With summer in the rear view, I’m now gearing up for my next trip in January, 2022, when I’ll be attending COSine in Colorado Springs. Both Connie Willis and C.J. Cherryh will be there, two of my long-time favorite authors, and I couldn’t pass up the opportunity to meet them. Hopefully get them to sign a book as well.

I’m a bit miffed about travel arrangements, though. Flights are running $350 and up, which isn’t terrible, but like always I’d hoped to take the train. Alas, though the prices there are much better ($181 for coach), the time it takes to ride a train from here to Colorado Springs is ridiculously long. 43 hours is the least length of time. Two days to travel there is silly and far too long. We need to rethink and redo our entire passenger rail system. If I can get someplace faster by driving, even with an overnight hotel stay, then our rail system is completely broken. That’s probably by design, too. Because nothing says “‘Merica!” like fucking up mass transit in favor of more cars.

Maybe I’ll drive. Who knows. Plenty of time between now and January to work that out, but the hotel room is book and I’ve registered for the conference. Travel will wait. And with the Delta variant ravishing parts of the nation, travel may still be something that’s best put on hold for the time being.

Let’s get to the reviews…

I Wear Spiders in Remembrance of Myself, by Kel Coleman – This story is bonkers weird, and I adored it for that alone. But when you dig deeper into this tale of people who can see and must live with the spiders that they create throughout their lives, it becomes much more than a simple piece of surreal fiction and a deeper reflection of how we carry our trauma with us and how acceptance of those parts of our lives, rather than denial and hiding them away, are one step towards healing ourselves and being seen. Lovely damned story.

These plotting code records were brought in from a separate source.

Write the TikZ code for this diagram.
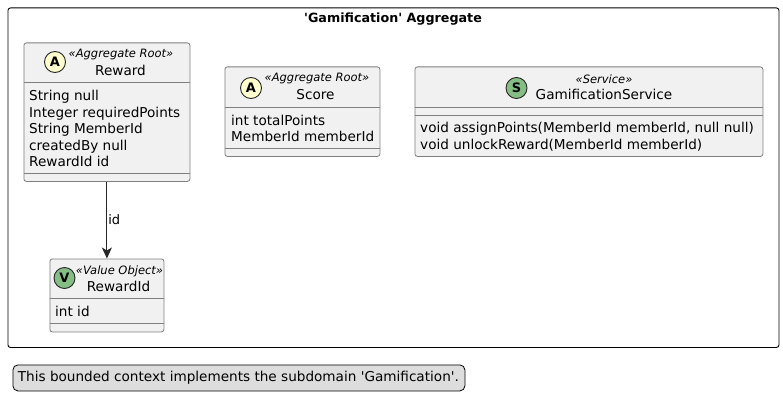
\documentclass[tikz,border=0pt]{standalone}
\usepackage{fontspec}
\setmainfont{DejaVu Sans}
\usetikzlibrary{arrows.meta}
\definecolor{boxfill}{HTML}{F1F1F1}
\definecolor{boxline}{HTML}{7F7F7F}
\definecolor{legendfill}{HTML}{DDDDDD}
\definecolor{badgeA}{HTML}{FEFECE}
\definecolor{badgeG}{HTML}{84BE84}
\tikzset{
  classbox/.style={draw=boxline, fill=boxfill, line width=0.8pt, rounded corners=2.5pt, inner sep=0pt, anchor=north west},
  divider/.style={draw=boxline, line width=0.8pt},
  badge/.style={circle, draw=black!85, line width=0.9pt, minimum size=21pt, inner sep=0pt, font=\fontsize{13}{13}\selectfont\bfseries},
  stereo/.style={font=\fontsize{11.5}{12}\selectfont\itshape, inner sep=0pt},
  title/.style={font=\fontsize{13.6}{14}\selectfont, inner sep=0pt},
  members/.style={font=\fontsize{13.6}{16.5}\selectfont, inner sep=0pt, anchor=north west, align=left},
}
\begin{document}
\begin{tikzpicture}[x=1pt, y=-1pt]
  \useasboundingbox (0,0) rectangle (783,409);

  % Frame
  \node[draw=black, line width=0.9pt, rounded corners=2.5pt, anchor=north west, minimum width=771pt, minimum height=339.5pt, inner sep=0pt] (frame) at (7.5,7.5) {};
  \node[font=\fontsize{12.7}{14}\selectfont\bfseries, inner sep=0pt] (frametitle) at (393,19.5) {\textquotesingle Gamification\textquotesingle{} Aggregate};

  % Reward
  \node[classbox, minimum width=166pt, minimum height=138.5pt] (reward) at (23.5,42.5) {};
  \draw[divider] (reward.west |- 0,82.5) -- (reward.east |- 0,82.5);
  \draw[divider] (reward.west |- 0,173) -- (reward.east |- 0,173);
  \node[badge, fill=badgeA] (rewardA) at (55,62) {A};
  \node[stereo] (rewardS) at (121,55) {«Aggregate Root»};
  \node[title] (rewardT) at (120.5,70.5) {Reward};
  \node[members] (rewardM) at (29,90) {String null\\Integer requiredPoints\\String MemberId\\createdBy null\\RewardId id};

  % Score
  \node[classbox, minimum width=155pt, minimum height=89.5pt] (score) at (224.5,66.5) {};
  \draw[divider] (score.west |- 0,107.5) -- (score.east |- 0,107.5);
  \draw[divider] (score.west |- 0,148) -- (score.east |- 0,148);
  \node[badge, fill=badgeA] (scoreA) at (251,88) {A};
  \node[stereo] (scoreS) at (317,79) {«Aggregate Root»};
  \node[title] (scoreT) at (315.5,94.5) {Score};
  \node[members] (scoreM) at (231,114.5) {int totalPoints\\MemberId memberId};

  % GamificationService
  \node[classbox, minimum width=348pt, minimum height=89.5pt] (service) at (414.5,66.5) {};
  \draw[divider] (service.west |- 0,107.5) -- (service.east |- 0,107.5);
  \draw[divider] (service.west |- 0,115) -- (service.east |- 0,115);
  \node[badge, fill=badgeG] (serviceS) at (516.5,88) {S};
  \node[stereo] (serviceL) at (604,79) {«Service»};
  \node[title] (serviceT) at (604,94.5) {GamificationService};
  \node[members] (serviceM) at (420,122) {void assignPoints(MemberId memberId, null null)\\void unlockReward(MemberId memberId)};

  % RewardId
  \node[classbox, minimum width=114pt, minimum height=73pt] (rewardid) at (49.5,258.5) {};
  \draw[divider] (rewardid.west |- 0,298.5) -- (rewardid.east |- 0,298.5);
  \draw[divider] (rewardid.west |- 0,323.5) -- (rewardid.east |- 0,323.5);
  \node[badge, fill=badgeG] (rewardidV) at (64.5,278) {V};
  \node[stereo] (rewardidS) at (119.5,271) {«Value Object»};
  \node[title] (rewardidT) at (118.5,286.5) {RewardId};
  \node[members] (rewardidM) at (55,305.5) {int id};

  % Connector
  \draw[line width=0.9pt, black!85, -{Stealth[inset=3pt, length=11pt, width=10pt]}] (reward.south) -- node[right, pos=0.5, font=\fontsize{13}{13}\selectfont, inner sep=1pt, text=black] {id} (rewardid.north);

  % Legend
  \node[draw=black, fill=legendfill, line width=0.8pt, rounded corners=5pt, anchor=north west, minimum width=452pt, minimum height=26pt, inner sep=0pt, font=\fontsize{13.6}{14}\selectfont] (legend) at (12.5,364.5) {\makebox[442pt][l]{This bounded context implements the subdomain \textquotesingle Gamification\textquotesingle.}};
\end{tikzpicture}
\end{document}
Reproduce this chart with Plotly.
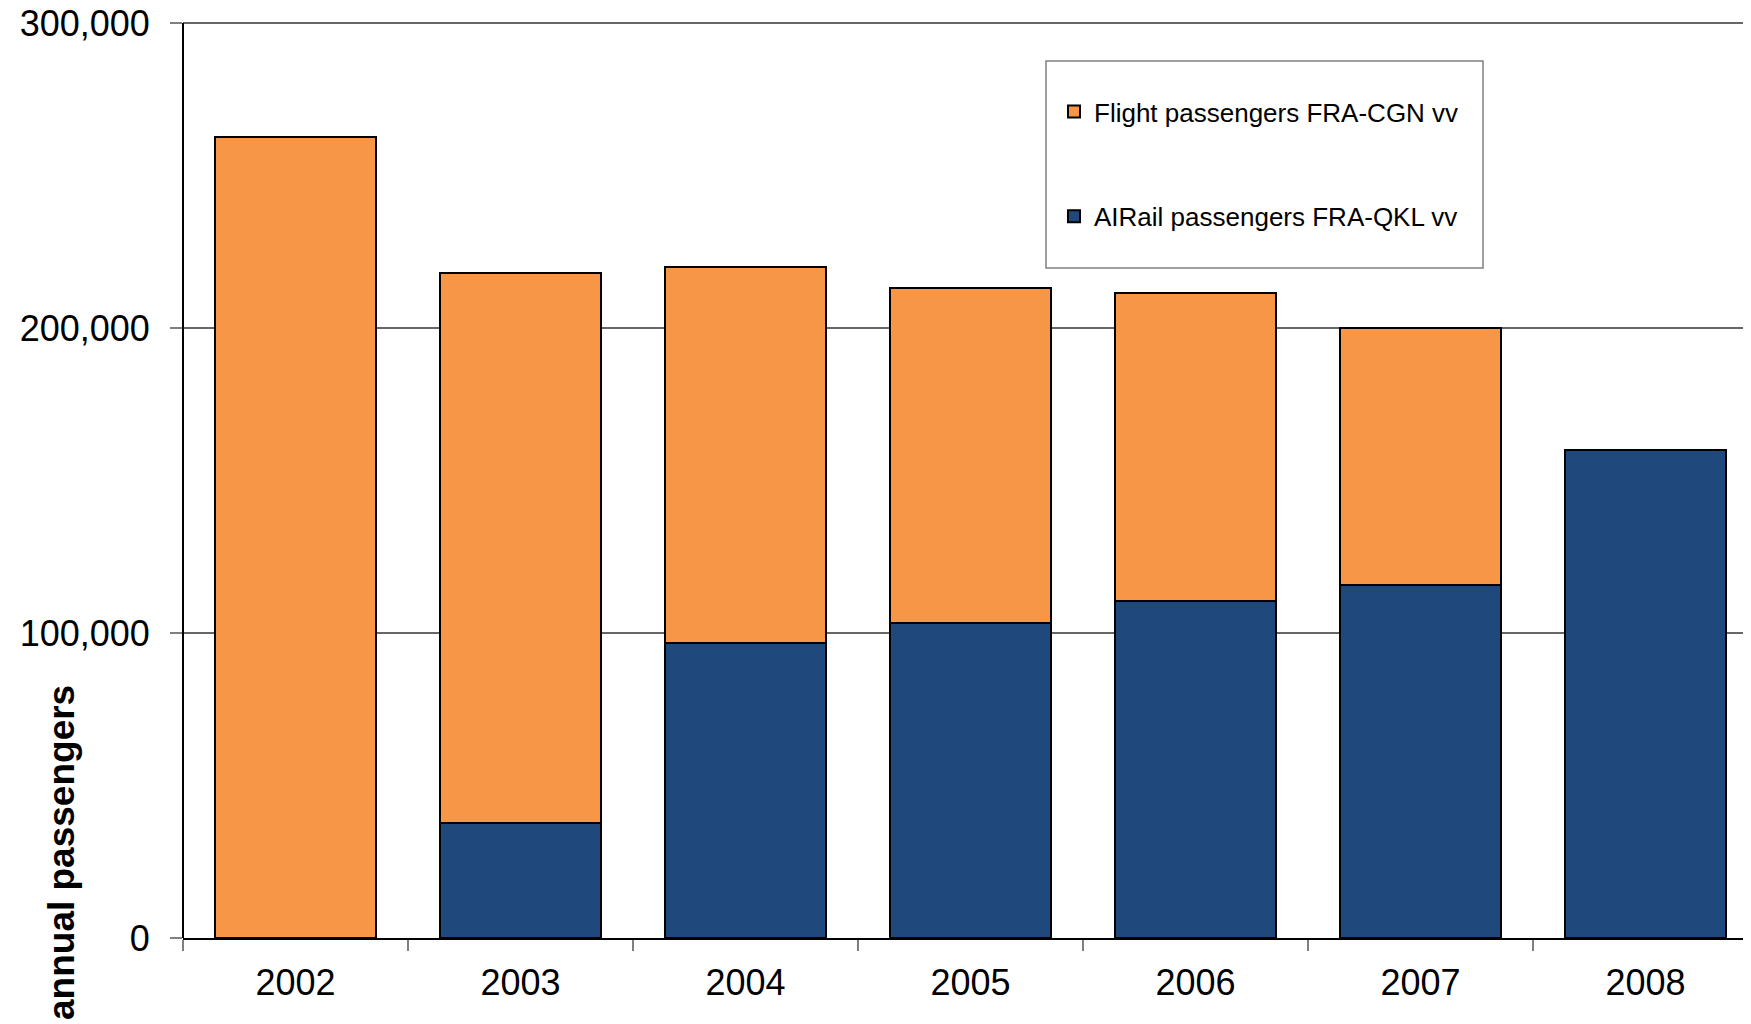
import plotly.graph_objects as go

years = ["2002", "2003", "2004", "2005", "2006", "2007", "2008"]
airail = [0, 37700, 96700, 103300, 110600, 115900, 160100]
flight = [262500, 180300, 123400, 109900, 101000, 84100, 0]
y_ticks = [0, 100000, 200000, 300000]
y_tick_text = ["0", "100,000", "200,000", "300,000"]

# page body has an 8px margin; positions below are in figure pixels
OFF = 8
EXTRA = 4  # a few px of headroom so the top gridline renders
W, H = 1751, 1024
L, T = 183 - OFF, 23 - OFF - EXTRA
R = max(W - (1758 - OFF), 0)
B = H - (938 - OFF)
pw, ph = W - L - R, H - T - B
y_top = 300000 * ph / (ph - EXTRA)

def px_x(x):
    return (x - OFF - L) / pw

def px_y(y):
    return (H - B - (y - OFF)) / ph

fig = go.Figure()
fig.add_trace(go.Bar(
    x=years, y=airail, name="AIRail passengers FRA-QKL vv",
    marker=dict(color="#1F497D", line=dict(color="#000000", width=2)),
    legendgroup="b", legendrank=2,
))
fig.add_trace(go.Bar(
    x=years, y=flight, name="Flight passengers FRA-CGN vv",
    marker=dict(color="#F79646", line=dict(color="#000000", width=2)),
    legendgroup="a", legendrank=1,
))

fig.update_layout(
    width=W, height=H,
    margin=dict(l=L, r=R, t=T, b=B, pad=0, autoexpand=False),
    barmode="stack", bargap=0.284,
    plot_bgcolor="white", paper_bgcolor="white",
    font=dict(family="Liberation Sans, Arial, sans-serif", size=36, color="#000000"),
    showlegend=True,
    legend=dict(
        x=px_x(1054), y=px_y(88), xanchor="left", yanchor="top",
        traceorder="grouped", tracegroupgap=68,
        bgcolor="rgba(0,0,0,0)", borderwidth=0,
        font=dict(family="Liberation Sans, Arial, sans-serif", size=26, color="#000000"),
    ),
    shapes=[dict(
        type="rect", xref="paper", yref="paper",
        x0=px_x(1046), x1=px_x(1483), y0=px_y(268), y1=px_y(61),
        line=dict(color="#808080", width=1.5), fillcolor="white", layer="below",
    )],
    annotations=[dict(
        text="<b>annual passengers</b>", xref="paper", yref="paper",
        x=px_x(61), y=px_y(852), xanchor="center", yanchor="middle",
        textangle=-90, showarrow=False,
        font=dict(family="Liberation Sans, Arial, sans-serif", size=37, color="#000000"),
    )],
)

fig.update_xaxes(
    type="category", range=[-0.5, -0.5 + pw / 225.0], automargin=False,
    showline=True, linecolor="#000000", linewidth=2,
    ticks="outside", tickson="boundaries", ticklen=11, tickcolor="#808080", tickwidth=1.5,
    showgrid=False, ticklabelstandoff=12,
    tickfont=dict(size=36),
)
fig.update_yaxes(
    range=[0, y_top], tickvals=y_ticks, ticktext=y_tick_text, automargin=False,
    showline=False,
    ticks="outside", ticklen=12, tickcolor="#808080", tickwidth=1.5,
    showgrid=True, gridcolor="#666666", gridwidth=1.5,
    zeroline=False, ticklabelstandoff=13, ticklabeloverflow="allow",
    tickfont=dict(size=36),
)
# left axis line spanning only 0..300,000 as in the reference
fig.add_shape(type="line", xref="paper", yref="y", x0=0, x1=0, y0=0, y1=300000,
              line=dict(color="#000000", width=2))

fig.write_html("out.html")
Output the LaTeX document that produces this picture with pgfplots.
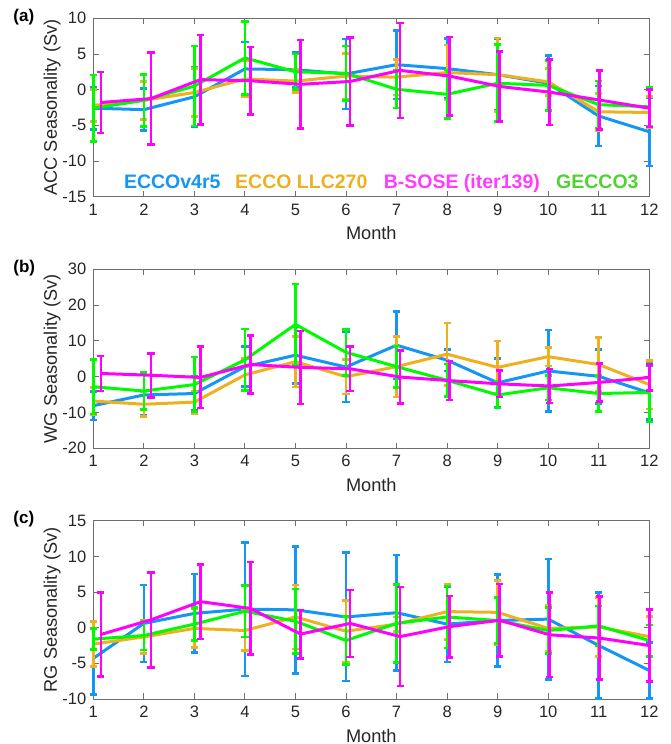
\documentclass[border=0pt]{standalone}
\usepackage{pgfplots}
\pgfplotsset{compat=1.18}
\usepackage{pgfplotstable}
\usepackage{fontspec}
\setmainfont{Liberation Sans}

\definecolor{cblue}{RGB}{20,150,245}
\definecolor{corange}{RGB}{237,177,32}
\definecolor{cgreen}{RGB}{0,250,0}
\definecolor{cmag}{RGB}{255,0,255}
\definecolor{lgreen}{RGB}{80,210,50}
\definecolor{lmag}{RGB}{255,60,255}
\definecolor{axcol}{RGB}{110,110,110}
\definecolor{txtcol}{RGB}{38,38,38}

% columns: month, B-SOSE x position, then mean / std for
% ECCOv4r5 (b), ECCO LLC270 (o), GECCO3 (g), B-SOSE (p)
\pgfplotstableread{
m  mx    by    be    oy    oe    gy    ge    py    pe
1  1.15  -2.6  3.0   -2.2  2.25  -2.6  4.65  -1.8  4.25
2  2.14  -2.8  2.95  -1.5  2.65  -1.5  3.65  -1.25 6.45
3  3.12  -1.0  4.2   -0.4  3.4   0.5   5.6   1.4   6.25
4  4.11  2.9   3.8   1.5   2.5   4.45  5.1   1.25  4.7
5  5.10  2.8   2.5   1.2   1.6   2.5   2.5   0.75  6.2
6  6.08  2.2   4.9   1.9   3.2   2.3   3.8   1.15  6.15
7  7.07  3.5   4.8   1.75  2.5   0.05  2.6   2.7   6.65
8  8.05  2.95  4.2   2.4   3.85  -0.65 3.4   1.9   5.5
9  9.04  2.1   5.05  2.1   5.15  0.9   5.4   0.45  4.9
10 10.03 0.9   3.85  1.1   1.9   0.6   3.5   -0.35 4.6
11 11.01 -3.7  4.2   -3.1  2.6   -2.1  3.3   -1.45 4.1
12 12.00 -5.9  4.8   -3.2  2.2   -2.4  2.7   -2.6  2.65
}\accdata

\pgfplotstableread{
m  mx    by    be    oy    oe    gy    ge    py    pe
1  1.15  -8.1  3.95  -6.8  3.7   -2.8  7.6   0.9   4.9
2  2.14  -5.1  5.6   -7.7  3.5   -4.0  5.1   0.4   6.15
3  3.12  -4.7  4.8   -7.1  3.1   -2.2  7.7   -0.2  8.6
4  4.11  2.8   5.6   0.5   4.5   4.7   8.6   3.4   8.15
5  5.10  6.0   7.9   4.2   7.1   14.6  11.3  2.6   10.2
6  6.08  2.7   9.75  0.0   4.85  6.8   6.4   2.2   6.2
7  7.07  8.8   9.4   2.8   8.5   2.8   5.8   -0.1  7.45
8  8.05  4.6   3.0   6.3   8.7   -1.0  4.5   -1.1  5.45
9  9.04  -1.7  6.85  2.6   7.35  -5.1  3.7   -2.0  3.65
10 10.03 1.6   11.4  5.6   2.6   -3.1  3.4   -2.6  4.75
11 11.01 0.1   7.55  3.4   7.6   -4.7  5.1   -1.6  5.3
12 12.00 -4.5  7.5   -2.2  6.8   -4.4  8.25  -0.2  3.6
}\wgdata

\pgfplotstableread{
m  mx    by    be    oy    oe    gy    ge    py    pe
1  1.15  -4.3  5.1   -2.3  3.15  -1.6  1.5   -0.95 5.9
2  2.14  0.6   5.4   -1.3  2.35  -1.1  2.05  1.1   6.65
3  3.12  2.0   5.5   -0.1  2.7   0.5   2.3   3.65  5.25
4  4.11  2.6   9.35  -0.4  2.8   2.3   3.6   2.7   6.5
5  5.10  2.5   8.9   1.5   4.5   0.9   4.5   -0.9  3.4
6  6.08  1.5   9.0   -0.5  4.35  -1.8  3.4   0.6   4.7
7  7.07  2.1   8.1   0.5   1.0   0.6   5.45  -1.25 6.95
8  8.05  0.5   5.3   2.25  3.9   1.5   4.35  0.15  4.3
9  9.04  1.0   6.45  2.15  4.5   1.0   3.2   1.05  5.1
10 10.03 1.2   8.45  -0.1  3.2   -0.4  3.25  -1.0  5.9
11 11.01 -2.5  7.4   0.1   4.15  0.25  2.8   -1.45 5.85
12 12.00 -6.0  3.95  -1.25 2.8   -1.8  2.2   -2.5  5.05
}\rgdata

\pgfplotsset{
  panel/.style={
    scale only axis, width=278pt,
    xmin=1, xmax=12, xtick={1,...,12},
    tick align=inside, tick pos=both, major tick length=2.75pt,
    axis line style={axcol, line width=0.45pt},
    tick style={axcol, line width=0.45pt},
    ticklabel style={font=\fontsize{8.25}{9.5}\selectfont, text=txtcol},
    /pgf/number format/assume math mode=true,
    clip=false,
    xlabel={Month},
    xlabel style={at={(axis description cs:0.5,0)}, anchor=base, yshift=-21.6pt,
      font=\fontsize{9.1}{10.5}\selectfont, text=txtcol},
    ylabel style={at={(axis description cs:-0.0653,0.5)}, anchor=base,
      font=\fontsize{9.1}{10.5}\selectfont, text=txtcol},
  },
  series/.style={color=#1, line width=1.5pt, mark=none,
    error bars/.cd, y dir=both, y explicit,
    error bar style={line width=1.3pt, color=#1},
    error mark options={rotate=90, line width=1.3pt, mark size=1.8pt, color=#1}},
}

\newcommand{\drawseries}[1]{%
  \addplot[series=cblue]   table[x=m,  y=by, y error=be] {#1};
  \addplot[series=corange] table[x=m,  y=oy, y error=oe] {#1};
  \addplot[series=cgreen]  table[x=m,  y=gy, y error=ge] {#1};
  \addplot[series=cmag]    table[x=mx, y=py, y error=pe] {#1};
}

\begin{document}
\begin{tikzpicture}
\path[use as bounding box] (0,0) rectangle (335pt,372pt);

% (a) ACC
\begin{axis}[panel, at={(46.65pt,273.65pt)}, anchor=south west, height=89.2pt,
  ymin=-15, ymax=10, ytick={-15,-10,...,10},
  ylabel={ACC Seasonality (Sv)}]
\drawseries{\accdata}
\begin{scope}[font=\bfseries\fontsize{9.75}{11}\selectfont]
\node[anchor=base west, inner sep=0, text=cblue]   at (axis cs:1.60,-13.8) {ECCOv4r5};
\node[anchor=base west, inner sep=0, text=corange] at (axis cs:3.80,-13.8) {ECCO LLC270};
\node[anchor=base west, inner sep=0, text=lmag]    at (axis cs:6.74,-13.8) {B-SOSE (iter139)};
\node[anchor=base west, inner sep=0, text=lgreen]  at (axis cs:10.15,-13.8) {GECCO3};
\end{scope}
\end{axis}

% (b) WG
\begin{axis}[panel, at={(46.65pt,147.85pt)}, anchor=south west, height=89.5pt,
  ymin=-20, ymax=30, ytick={-20,-10,...,30},
  ylabel={WG Seasonality (Sv)}]
\drawseries{\wgdata}
\end{axis}

% (c) RG
\begin{axis}[panel, at={(46.65pt,22.5pt)}, anchor=south west, height=89.15pt,
  ymin=-10, ymax=15, ytick={-10,-5,...,15},
  ylabel={RG Seasonality (Sv)}]
\drawseries{\rgdata}
\end{axis}

\begin{scope}[font=\bfseries\fontsize{8.5}{10}\selectfont]
\node[anchor=base west, inner sep=0] at (6.5pt,361pt) {(a)};
\node[anchor=base west, inner sep=0] at (6.5pt,235.5pt) {(b)};
\node[anchor=base west, inner sep=0] at (6.5pt,110.2pt) {(c)};
\end{scope}
\end{tikzpicture}
\end{document}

The Godmaker’s Cure, by December Cuccaro – This was a beautiful and charming story. I loved the central speculative concept – people who have the ability to forge out of natural materials the gods others might worship; materials including the very bones of their mothers. But I also loved that the story used that concept as a fulcrum that twisted the tale to become something quite different and deeply personal to the god maker herself. Knowing myself and my relationship to my older brother, I felt that twist deep in my heart. An enjoyable and heart felt read.

Mushroom Head, by Marla Bingcang – So phew. I’ve read this story twice now, and I’m still. Just. This story is a hard read for a lot of reasons. It’s also fucking amazing, so let’s get that out of the way. The horror of this story is revealed inch by painful inch through the letters the narrator writes to their missing father. Its first line rocks you, and you’re left unbalanced all the way to the last. Your discomfort made worse by the obliviousness of our young writer to what you gradually realize has happened and is going to happen. It reminded me of The Bletted Woman from the March/April edition of Fantasy and Science Fiction, in that we have someone who is going through dysmorphic changes to their body, changes that they approach with less revulsion than you think should be warranted. At the same time, there are themes of poverty, starvation, and neglect through the narrative that hit me with an emotional brick given my own childhood of deprivation. Crazy good story, crazy HARD story, one I wish I hadn’t put into my eye holes and one I can’t now forget.

She Dreams in Bronze, by Sylvia Ho – A darkly sweet story about a statue and a curse and a magical hotel. Which, by the way, has always been one of my favorite tropes. I expected a darker ending to this one, and was pleased when the author twisted it and gave us a “happily for now” end, because this issue was already a hard read and I wasn’t sure I could handle any more tragedy. A different kind of contamination for this one, and much appreciated.

Poems by Ewan Ma and Venne Hrzaan round out this excellent, dark, deeply thoughtful issue. In all honesty, I had some trouble with these stories. Not because they are in any way bad, oh no, no, no. They troubled me, got inside me, wormed into my brain… just like contamination should. It’s a well-themed issue, with strong stories all around.